Regarding the Meditation – I was able to follow it only for a couple of months consistently as I would forget the count of breaths or would sleep in-between. 😀 I didn’t sustain for long and with time, just became a person who had tasted the nectar once and wanted to try it again. Sadly, that initial feeling or experience is not easy to replicate again. Now I understand why Meditation is like an addiction, where people want to feel that high again n again. Luckily, it is not destructive like drugs. With time and wisdom, I have learned that I don’t need to feel that high again and any meditation technique is effective as long as it is regularly done.

Due to my inconsistent follow-ups over the next 2 years, I went back to square one. My migraine and breathing issues started recurring. They were not as frequent as before, but still, they were a thorn in my side. My career was pretty fine but personally, I was depressed. Stress at Job is easy to handle but relationships are a totally different ball game.

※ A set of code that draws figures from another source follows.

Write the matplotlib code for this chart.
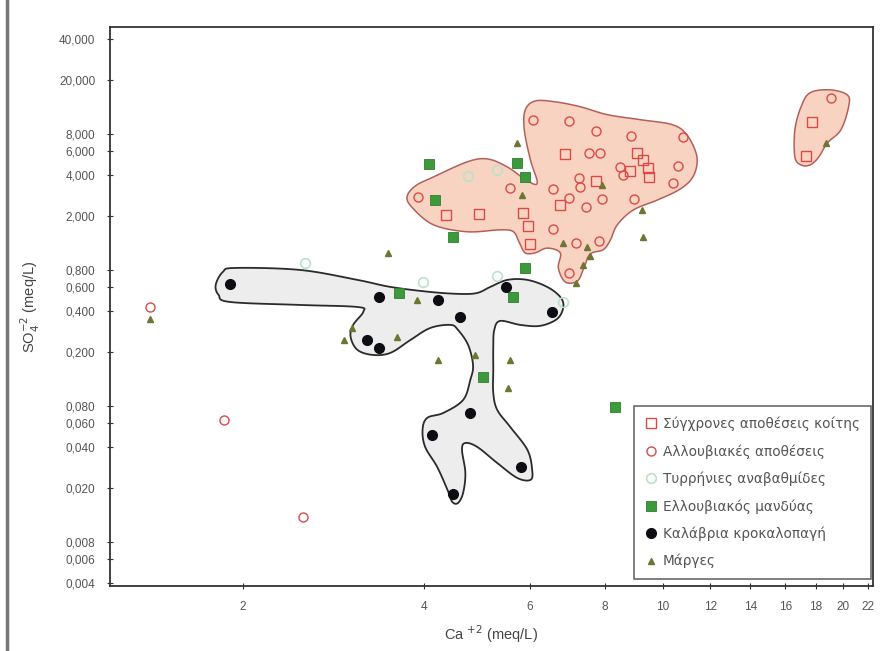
import matplotlib.pyplot as plt
import numpy as np
from matplotlib.lines import Line2D

plt.rcParams['font.family'] = ['Liberation Sans', 'DejaVu Sans']

# Σύγχρονες αποθέσεις κοίτης (open squares)
recent_ca = [6.86, 9.07, 9.28, 8.83, 9.46, 9.50, 7.75, 6.73, 4.36, 4.95, 5.86, 5.97, 6.02, 17.7, 17.3]
recent_so4 = [5.71, 5.81, 5.16, 4.28, 4.51, 3.87, 3.62, 2.41, 2.03, 2.07, 2.10, 1.69, 1.25, 9.82, 5.52]

# Αλλουβιακές αποθέσεις (open circles)
alluv_ca = [6.09, 6.99, 7.75, 8.87, 10.8, 7.55, 7.87, 8.50, 8.57, 10.6, 10.4, 7.26, 7.29, 6.57,
            6.99, 7.46, 7.93, 8.97, 6.57, 7.18, 7.84, 6.99, 3.91, 5.57, 1.40, 1.86, 2.52, 19.1]
alluv_so4 = [10.2, 9.99, 8.43, 7.75, 7.62, 5.81, 5.81, 4.58, 4.00, 4.66, 3.50, 3.81, 3.27, 3.16,
             2.71, 2.33, 2.67, 2.67, 1.61, 1.27, 1.31, 0.762, 2.76, 3.21, 0.428, 0.0632, 0.0122, 14.75]

# Τυρρήνιες αναβαθμίδες
terr_ca = [2.54, 3.99, 4.74, 5.30, 5.30, 6.83]
terr_so4 = [0.903, 0.654, 3.94, 4.36, 0.724, 0.466]

# Ελλουβιακός μανδύας
mantle_ca = [4.08, 5.72, 5.90, 4.18, 4.48, 5.90, 5.64, 5.01, 3.63, 8.34]
mantle_so4 = [4.83, 4.91, 3.87, 2.62, 1.40, 0.829, 0.507, 0.131, 0.543, 0.0788]

# Καλάβρια κροκαλοπαγή
congl_ca = [1.90, 3.37, 4.23, 3.21, 3.37, 4.60, 5.48, 6.55, 4.78, 4.13, 5.81, 4.48]
congl_so4 = [0.63, 0.51, 0.48, 0.245, 0.215, 0.36, 0.60, 0.39, 0.071, 0.049, 0.0285, 0.018]

# Μάργες
marl_ca = [1.40, 3.49, 2.94, 3.04, 3.90, 3.61, 4.23, 4.87, 5.57, 5.53, 5.72, 5.83, 6.83, 7.49,
           7.57, 7.37, 7.93, 9.25, 9.28, 7.18, 18.7]
marl_so4 = [0.350, 1.07, 0.245, 0.300, 0.482, 0.258, 0.175, 0.190, 0.175, 0.109, 6.88, 2.85, 1.27,
            1.18, 1.02, 0.872, 3.38, 2.21, 1.40, 0.643, 6.88]

# outlines of the grouped samples
pink_hull_ca = [3.75, 3.87, 4.15, 4.72, 5.10, 5.51, 5.95, 6.18, 6.02, 5.88, 5.90, 6.13, 6.62, 7.29,
                8.09, 9.18, 10.4, 11.0, 11.4, 11.25, 10.7, 9.80, 8.93, 8.40, 8.18, 7.96, 7.57,
                7.40, 7.21, 6.88, 6.70, 6.75, 6.42, 6.13, 5.90, 5.77, 5.64, 5.36, 4.72, 4.15, 3.83]
pink_hull_so4 = [2.76, 3.32, 3.87, 4.99, 5.25, 4.58, 3.62, 3.50, 5.16, 8.58, 12.0, 14.0, 13.8, 12.7,
                 11.1, 10.2, 9.34, 7.75, 5.43, 3.94, 3.16, 2.62, 2.21, 1.72, 1.33, 1.13, 1.05,
                 0.843, 0.665, 0.654, 0.829, 1.07, 1.16, 1.07, 1.07, 1.27, 1.53, 1.58, 1.53, 1.72, 2.29]

right_hull_ca = [17.6, 19.0, 20.3, 20.4, 19.8, 18.8, 18.2, 17.6, 17.0, 16.6, 16.6, 17.0]
right_hull_so4 = [16.1, 16.9, 15.5, 12.7, 8.58, 6.88, 5.43, 4.74, 4.74, 5.43, 8.58, 12.7]

black_hull_ca = [1.80, 1.85, 1.94, 2.49, 3.10, 3.52, 4.10, 4.60, 4.91, 5.16, 5.51, 5.95, 6.42, 6.75,
                 6.83, 6.67, 6.25, 5.79, 5.36, 5.24, 5.22, 5.22, 5.22, 5.30, 5.57, 5.95, 6.06, 6.02,
                 5.72, 5.30, 4.91, 4.69, 4.63, 4.69, 4.65, 4.56, 4.46, 4.38, 4.21, 4.02, 3.98, 4.05,
                 4.31, 4.65, 4.78, 4.83, 4.74, 4.56, 4.43, 4.10, 3.80, 3.52, 3.29, 3.10, 3.02, 3.05,
                 3.17, 3.10, 2.49, 1.90, 1.82]
black_hull_so4 = [0.622, 0.775, 0.829, 0.801, 0.677, 0.601, 0.552, 0.534, 0.543, 0.601, 0.677, 0.677,
                  0.601, 0.507, 0.428, 0.350, 0.311, 0.316, 0.338, 0.290, 0.218, 0.147, 0.0999, 0.0749,
                  0.0562, 0.0381, 0.0271, 0.0229, 0.0237, 0.0305, 0.0400, 0.0428, 0.0381, 0.0258,
                  0.0184, 0.0155, 0.0158, 0.0193, 0.0285, 0.0400, 0.0534, 0.0654, 0.0712, 0.0887,
                  0.1245, 0.160, 0.225, 0.290, 0.316, 0.300, 0.245, 0.197, 0.190, 0.207, 0.258, 0.316,
                  0.394, 0.428, 0.443, 0.466, 0.525]

x_ticks = [2, 4, 6, 8, 10, 12, 14, 16, 18, 20, 22]
y_ticks = [0.004, 0.006, 0.008, 0.02, 0.04, 0.06, 0.08, 0.2, 0.4, 0.6, 0.8,
           2, 4, 6, 8, 20, 40]


def smooth_closed(xs, ys, n=10):
    # closed Catmull-Rom curve, computed in log space so it follows the log axes
    lx = np.log10(xs)
    ly = np.log10(ys)
    pts = np.column_stack([lx, ly])
    m = len(pts)
    out = []
    t = np.linspace(0, 1, n, endpoint=False)[:, None]
    for i in range(m):
        p0, p1, p2, p3 = pts[i - 1], pts[i], pts[(i + 1) % m], pts[(i + 2) % m]
        seg = 0.5 * ((2 * p1) + (-p0 + p2) * t + (2 * p0 - 5 * p1 + 4 * p2 - p3) * t ** 2
                     + (-p0 + 3 * p1 - 3 * p2 + p3) * t ** 3)
        out.append(seg)
    out = np.vstack(out)
    out = np.vstack([out, out[:1]])
    return 10 ** out[:, 0], 10 ** out[:, 1]


fig = plt.figure(figsize=(8.85, 6.51), dpi=100)
ax = fig.add_axes([110 / 885, 1 - 586 / 651, (873 - 110) / 885, (586 - 27) / 651])

# group outlines first, markers on top
hx, hy = smooth_closed(pink_hull_ca, pink_hull_so4)
ax.fill(hx, hy, facecolor='#f8d3c2', edgecolor='#b4605a', linewidth=1.1, zorder=1)
hx, hy = smooth_closed(right_hull_ca, right_hull_so4)
ax.fill(hx, hy, facecolor='#f8d3c2', edgecolor='#b4605a', linewidth=1.1, zorder=1)
hx, hy = smooth_closed(black_hull_ca, black_hull_so4)
ax.fill(hx, hy, facecolor='#ededed', edgecolor='#2b2b2b', linewidth=1.3, zorder=1)

ax.plot(recent_ca, recent_so4, 's', ms=6.5, mfc='none', mec='#dc4a45', mew=1.0, ls='none', zorder=3,
        label='Σύγχρονες αποθέσεις κοίτης')
ax.plot(alluv_ca, alluv_so4, 'o', ms=6.5, mfc='none', mec='#dc4a45', mew=1.0, ls='none', zorder=3,
        label='Αλλουβιακές αποθέσεις')
ax.plot(terr_ca, terr_so4, 'o', ms=7, mfc='none', mec='#b9e3c9', mew=1.2, ls='none', zorder=3,
        label='Τυρρήνιες αναβαθμίδες')
ax.plot(mantle_ca, mantle_so4, 's', ms=6.5, mfc='#3c9a3c', mec='#2f7f2f', mew=0.6, ls='none', zorder=4,
        label='Ελλουβιακός μανδύας')
ax.plot(congl_ca, congl_so4, 'o', ms=7, mfc='#0d0d14', mec='#0d0d14', ls='none', zorder=4,
        label='Καλάβρια κροκαλοπαγή')
ax.plot(marl_ca, marl_so4, '^', ms=4.5, mfc='#6e7432', mec='#6e7432', ls='none', zorder=4,
        label='Μάργες')

ax.set_xscale('log')
ax.set_yscale('log')
ax.set_xlim(1.2, 22.4)
ax.set_ylim(0.0038, 49)
ax.minorticks_off()
ax.set_xticks(x_ticks)
ax.set_xticklabels([str(v) for v in x_ticks])
ax.set_yticks(y_ticks)
ax.set_yticklabels([f'{v:.3f}'.replace('.', ',') for v in y_ticks])
ax.tick_params(direction='inout', length=5, width=0.8, labelsize=8.5, colors='#333333',
               labelcolor='#555555', pad=8)

for s in ax.spines.values():
    s.set_linewidth(1.3)
    s.set_color('#333333')

ax.set_xlabel(r'Ca $^{+2}$ (meq/L)', fontsize=10.5, color='#444444', labelpad=8)
ax.set_ylabel(r'SO$_4^{-2}$ (meq/L)', fontsize=10.5, color='#444444', labelpad=12)

leg = ax.legend(loc='lower right', bbox_to_anchor=(0.997, 0.012), frameon=True,
                prop={'family': ['DejaVu Sans'], 'size': 9.8},
                fancybox=False, borderpad=0.8, labelspacing=0.95, handletextpad=0.45,
                handlelength=0.9, borderaxespad=0)
leg.get_frame().set_edgecolor('#444444')
leg.get_frame().set_linewidth(1.2)
for t in leg.get_texts():
    t.set_color('#555555')

# grey rule down the left edge of the figure
fig.add_artist(Line2D([7 / 885, 7 / 885], [0, 1], color='#777777', linewidth=2.5))

plt.savefig('out.png', dpi=100)
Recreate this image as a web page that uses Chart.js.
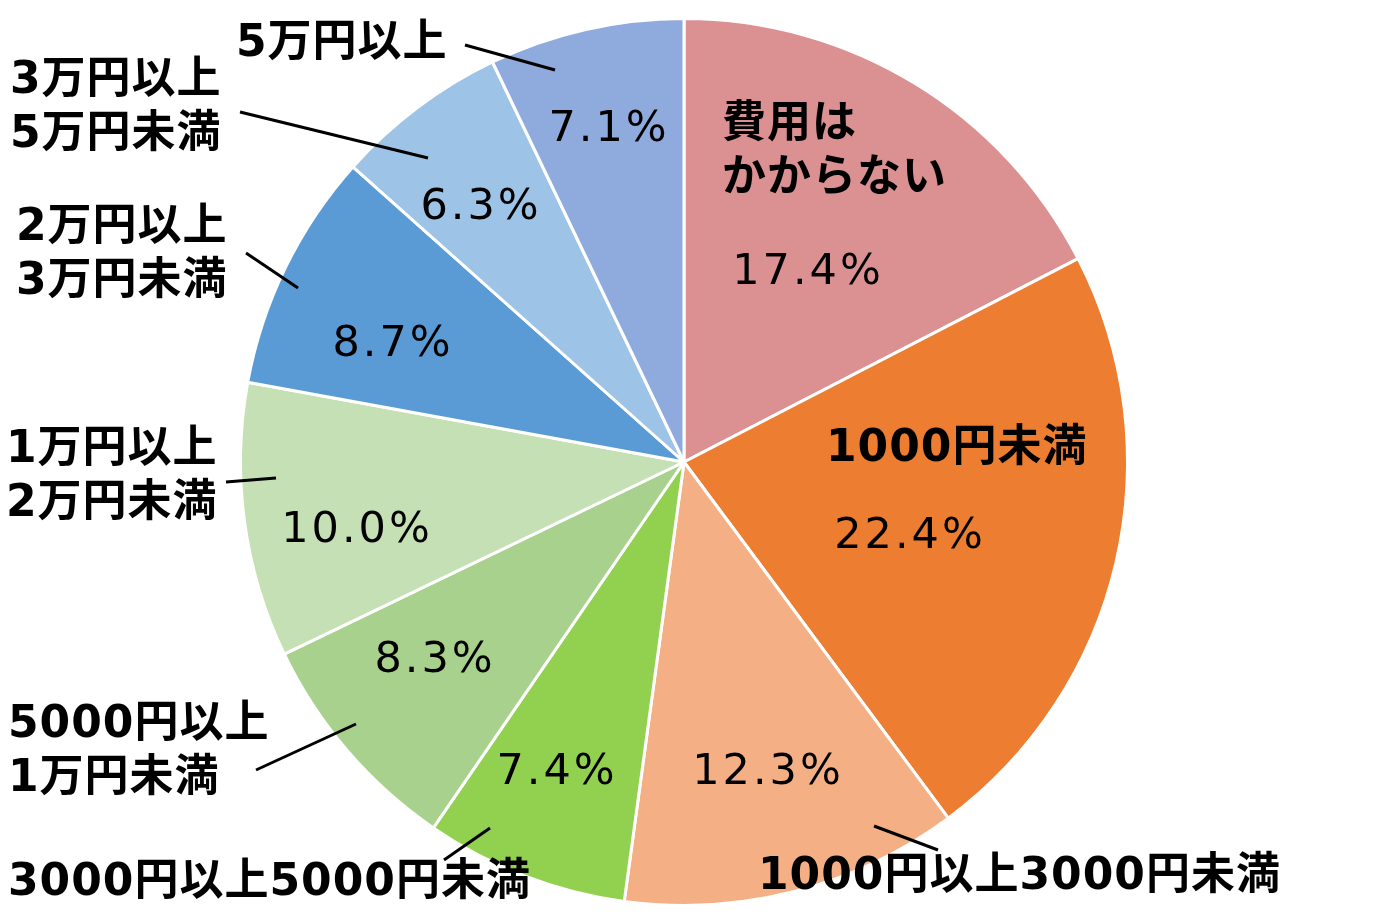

So yeah, it is not the meditation itself that got me into depression, but not continuing it. Also as I mentioned before, one needs to be careful during the starting days. We are not used to sudden drastic changes.

Due to the count involved in Sudarshan kriya, I realized it is not for me. Don’t get me wrong, it is a wonderful technique and I suggest it to many people, even my brother. But, I believe that everyone has their own technique which fits them perfectly. Looking for my perfect technique was a new chapter that had already begun.

An excerpt on Art of Living: ‘Art of Living’ is a foundation headquartered in Bangalore, India, and the Sudarshan Kriya technique discovered by Sri Sri Ravi Shankar (the founder and a great mystic) has been helping millions of people worldwide since its inception in 1981.